For Christopher Nolan's latest blockbuster, which follows the development and aftermath of the atomic bomb by following its creator, J. Robert Oppenheimer, Nolan chose not to use computer-generated imagery, or CGI.
So the "Oppenheimer" team had to figure out how to make something that mimicked an atomic explosion when filming their recreation of the Trinity Test, which was the first time a nuclear weapon was ever detonated in 1945.
To do so, they relied on an old movie-making trick known as forced perspective.
By making a smaller version of the explosion but filming it up close, this optical illusion tricks the viewer into thinking the reaction is larger than it really is.
"We do them as big as we possibly can, but we do reduce the scale so it's manageable. It's getting it closer to the camera, and doing it as big as you can in the environment," the film's special effects supervisor Scott Fisher told SYFY.

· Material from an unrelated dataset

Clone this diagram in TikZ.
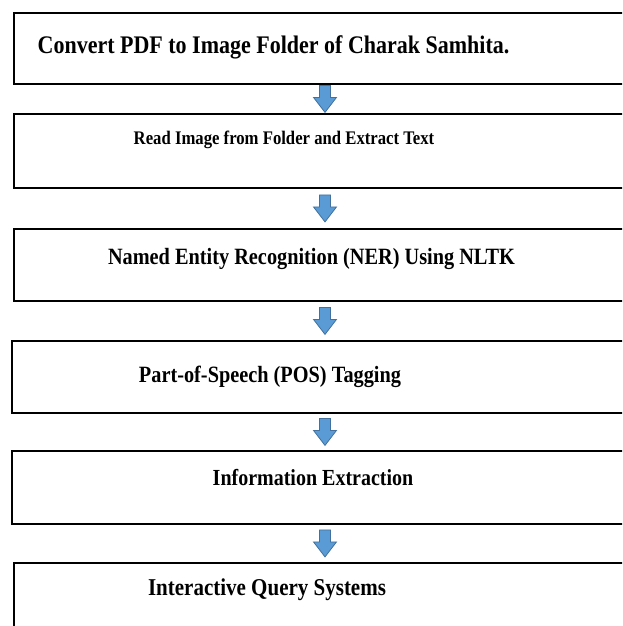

Fueled by gas, not by nuclear fission
But even though it was smaller, the team did build an actual bomb. This one was just fueled by petroleum instead of atomic energy.
Fisher and Andrew Jackson, the film's visual effects supervisor, concocted a secret recipe to imitate the bright flash and subsequent vibrant, roiling red plumes of an atomic explosion. It included gasoline, propane, black powder, aluminum powder, and magnesium flares, Fisher told SYFY.
After filming the explosion, the team layered the frames they took over one another in the editing suite, to create an effect faithful enough to the atomic explosion, Movie Web reported.
The film also features a life-sized replica of an atomic bomb that the actors could articulate and interact with while filming, which was built by Fisher and production designer Ruth De Jong, according to an Entertainment Weekly panel.
Nolan has made it clear in previous interviews that he intends for this film to portray the terrifying implications of an atomic bomb. CGI wouldn't feel real enough to scare the audience, he told The Hollywood Reporter, because it's "comfortable to look at."
"'This can't be safe," Nolan told THR he said to Jackson when creating the film. "'It can't be comfortable to look at it. It has to have bite. It's got to be beautiful and threatening in equal measure.'"
Correction: An earlier version of this story misstated Oppenheimer's name. It is J. Robert Oppenheimer, not Robert J. Oppenheimer.